University graduates typically target Shanghai as their top priority job market, according to Hu Jinghui, the founder of Jinghui Think Tank. Thus, the graduation season would be a boost for the home leasing market, he added.

“People come and go,” said Jiang Liangfang, a manager with property agency Pacific Rehouse. “Some fresh college graduates and skilled workers from other parts of China will soon usher in strong demand for rental homes.”

Skilled workers such as chefs, electricians and carpenters will be in high demand in the coming months as businesses seek to rev up production to make up for lost ground during the lockdown, said Hong Lingyun, a senior executive with recruitment services firm Joinlink Consulting.

“A fully recovered Shanghai economy will abound with thousands of new vacancies,” she said. “Some people will return to Shanghai soon when they are convinced that the virus outbreak has been entirely contained.”
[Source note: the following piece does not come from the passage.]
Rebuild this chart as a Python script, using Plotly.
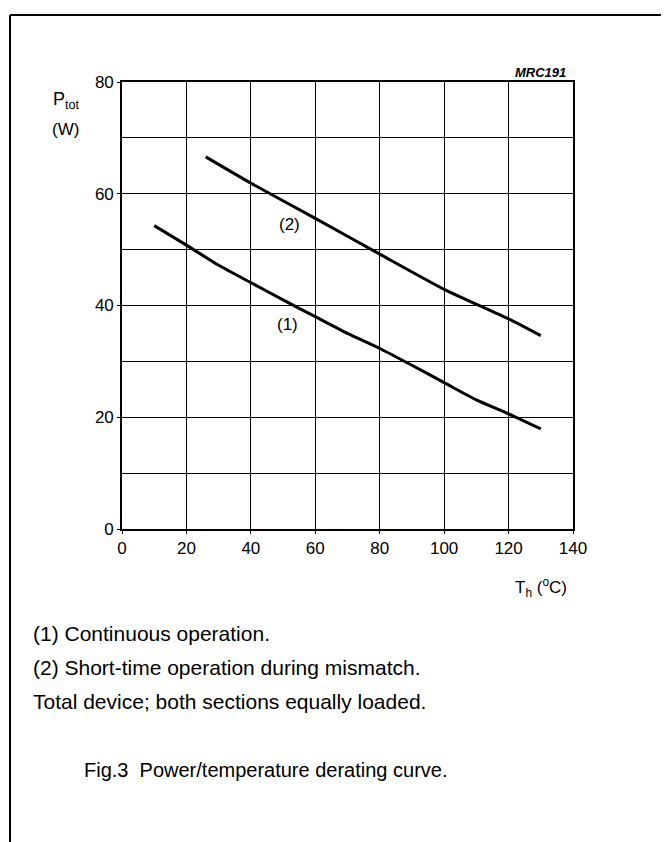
import plotly.graph_objects as go

# ---- data ----
temp_1 = [10, 20, 30, 40, 50, 60, 70, 80, 90, 100, 110, 120, 130]
power_1 = [54.3, 50.8, 47.2, 44.1, 41.0, 38.0, 35.0, 32.3, 29.3, 26.2, 23.1, 20.6, 17.9]
temp_2 = [26, 40, 60, 80, 100, 120, 130]
power_2 = [66.6, 61.9, 55.6, 49.2, 42.9, 37.6, 34.6]
x_ticks = [0, 20, 40, 60, 80, 100, 120, 140]
y_ticks = [0, 20, 40, 60, 80]
curve_labels = ["(1)", "(2)"]
notes = ["(1) Continuous operation.",
         "(2) Short-time operation during mismatch.",
         "Total device; both sections equally loaded."]
caption = "Fig.3  Power/temperature derating curve."

# page has an 8px body margin, so the figure is drawn 8px smaller and
# reference pixel positions are shifted by that offset
OFF = 8
W, H = 669 - OFF, 842 - OFF
L, R, T, B = 122 - OFF, 96, 82 - OFF, 313
pw, ph = W - L - R, H - T - B


def px(x):
    return (x - OFF - L) / pw


def py(y):
    return (H - B - (y - OFF)) / ph


FONT = "Liberation Sans, Arial, Helvetica, sans-serif"

fig = go.Figure()
fig.add_trace(go.Scatter(x=temp_1, y=power_1, mode="lines",
                         line=dict(color="black", width=3, shape="spline", smoothing=0.6),
                         showlegend=False, hoverinfo="skip"))
fig.add_trace(go.Scatter(x=temp_2, y=power_2, mode="lines",
                         line=dict(color="black", width=3, shape="spline", smoothing=0.6),
                         showlegend=False, hoverinfo="skip"))

axis_common = dict(showline=True, linecolor="black", linewidth=1.6, mirror=True,
                   showgrid=True, gridcolor="black", gridwidth=1.4, zeroline=False,
                   tickfont=dict(family=FONT, size=17, color="black"),
                   ticks="outside", ticklen=3, tickcolor="black", tickwidth=1.2)

fig.update_xaxes(range=[0, 140], tickvals=x_ticks, ticktext=[str(v) for v in x_ticks],
                 fixedrange=True, **axis_common)
fig.update_yaxes(range=[0, 80], tickvals=y_ticks, ticktext=[str(v) for v in y_ticks],
                 minor=dict(dtick=10, showgrid=True, gridcolor="black", gridwidth=1.4, ticks=""),
                 fixedrange=True, **axis_common)

ann = []
ann.append(dict(x=52, y=54.5, xref="x", yref="y", text=curve_labels[1], showarrow=False,
                font=dict(family=FONT, size=17, color="black")))
ann.append(dict(x=51.5, y=36.6, xref="x", yref="y", text=curve_labels[0], showarrow=False,
                font=dict(family=FONT, size=17, color="black")))
ann.append(dict(x=px(568), y=py(73), xref="paper", yref="paper", text="<b><i>MRC191</i></b>",
                showarrow=False, xanchor="right", yanchor="middle",
                font=dict(family=FONT, size=13, color="black")))
ann.append(dict(x=px(66), y=py(101), xref="paper", yref="paper", text="P<sub>tot</sub>",
                showarrow=False, xanchor="center", yanchor="middle",
                font=dict(family=FONT, size=18, color="black")))
ann.append(dict(x=px(65), y=py(130), xref="paper", yref="paper", text="(W)",
                showarrow=False, xanchor="center", yanchor="middle",
                font=dict(family=FONT, size=17, color="black")))
ann.append(dict(x=px(569), y=py(587), xref="paper", yref="paper", text="T<sub>h</sub> (<sup>o</sup>C)",
                showarrow=False, xanchor="right", yanchor="middle",
                font=dict(family=FONT, size=17, color="black")))
for i, t in enumerate(notes):
    ann.append(dict(x=px(31), y=py(633 + 34 * i), xref="paper", yref="paper", text=t,
                    showarrow=False, xanchor="left", yanchor="middle",
                    font=dict(family=FONT, size=21, color="black")))
ann.append(dict(x=px(266), y=py(770), xref="paper", yref="paper", text=caption,
                showarrow=False, xanchor="center", yanchor="middle",
                font=dict(family=FONT, size=20, color="black")))

shapes = [
    dict(type="line", xref="paper", yref="paper", x0=px(10), y0=py(15), x1=px(10), y1=py(850),
         line=dict(color="black", width=2)),
    dict(type="line", xref="paper", yref="paper", x0=px(10), y0=py(15), x1=px(680), y1=py(15),
         line=dict(color="black", width=2)),
]

fig.update_layout(width=W, height=H, margin=dict(l=L, r=R, t=T, b=B, autoexpand=False),
                  paper_bgcolor="white", plot_bgcolor="white",
                  annotations=ann, shapes=shapes, showlegend=False,
                  font=dict(family=FONT, color="black"))

fig.write_html("out.html", config={"displayModeBar": False})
Indeed, some small rises of rentals were recorded in the central districts. In Huangpu, rents climbed 0.8 per cent to 145 yuan per square metre in June on top of a 15 per cent gain in May.

So far this month, rents of two-room flats have risen by about 2 per cent to 5,612 yuan per month on average, according to Anjuke, an online property services company. Units with five or more rooms suffered, as rents slipped by 6.6 per cent from a month ago.

In Minhang district, south of the city centre, tenants like architect Hai Dinghui have not enjoyed the benefits of a 4.2 per cent decline in average rents there. Ziroom, the rental company, has only offered to cut the rental fees by 20 per cent for the flat she shares with some friends, she added.

Liu Mingjun, a Ziroom agent based in Shanghai, said rents have weakened even after the lockdown was lifted. Any recovery is likely to take time.

“A lot of tenants have left Shanghai,” she said. “It’s hard to fill the void in a short time.”